Administrators Grant Thornton said all but one division of the North Tyneside-based group will cease trading after cashflow problems.
Owen Pugh & Company, Owen Pugh Civil Engineering, Owen Pugh Contracts and HCS Drain Services have all ceased trading.
Joint administrator Christopher Petts said it was “clear that the civil engineering contracting arm of the business was not viable and further trading could not be supported”.
He added: “Key customers highlighted that the insolvency of the group had triggered contract termination clauses.
“In turn, due to the interdependency within the group on these large civil engineering contracts, there was a knock-on effect on the viability of the plant hire and drain services businesses.”

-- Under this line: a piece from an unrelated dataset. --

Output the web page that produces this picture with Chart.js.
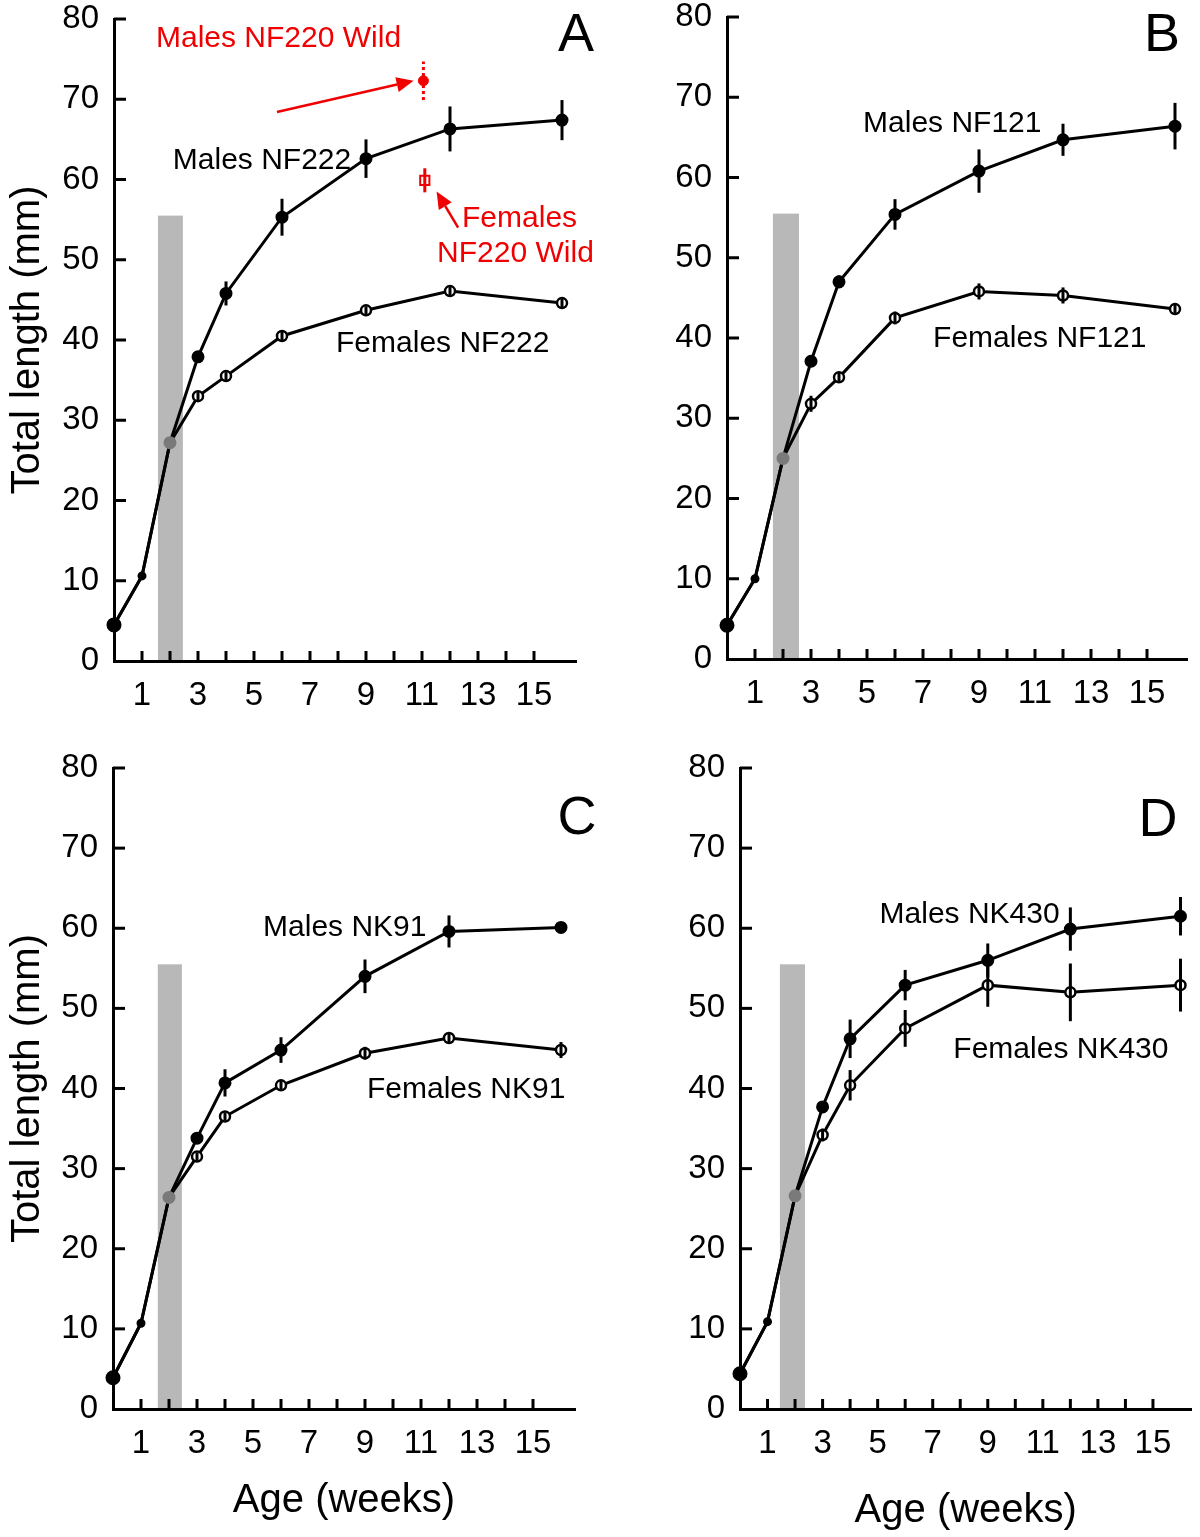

The group’s former chairman John Dickson, who ran the business until August, told the Newcastle Chronicle: “I’ve gone through three years of absolute hell trying to keep the business going and I’ve done everything I possibly could to make things work, but it’s not been enough.
“We’ve had the most extraordinary bad luck and this is a particularly tough industry at a particularly tough time.”
Owen Pugh Aggregates, which operates Marsden Quarry near Sunderland, “continues to be maintained” while a buyer is sought, Grant Thornton said.
“All 30 employees at the Owen Pugh Aggregates site have been retained and are working with the joint administrators to help effect a going concern sale,” Mr Petts said.
The administrators have received “significant interest” from potential purchasers, he added.
Nine other staff have been retained at the group’s head office “in the short term” to assist the administrators.
In its last full-year results to 31 March 2016, Owen Pugh Holdings recorded a pre-tax loss of £364,932 on revenue of £36.7m.
In 2005, the group was acquired from the Pugh family in a management buyout, according to the firm’s website.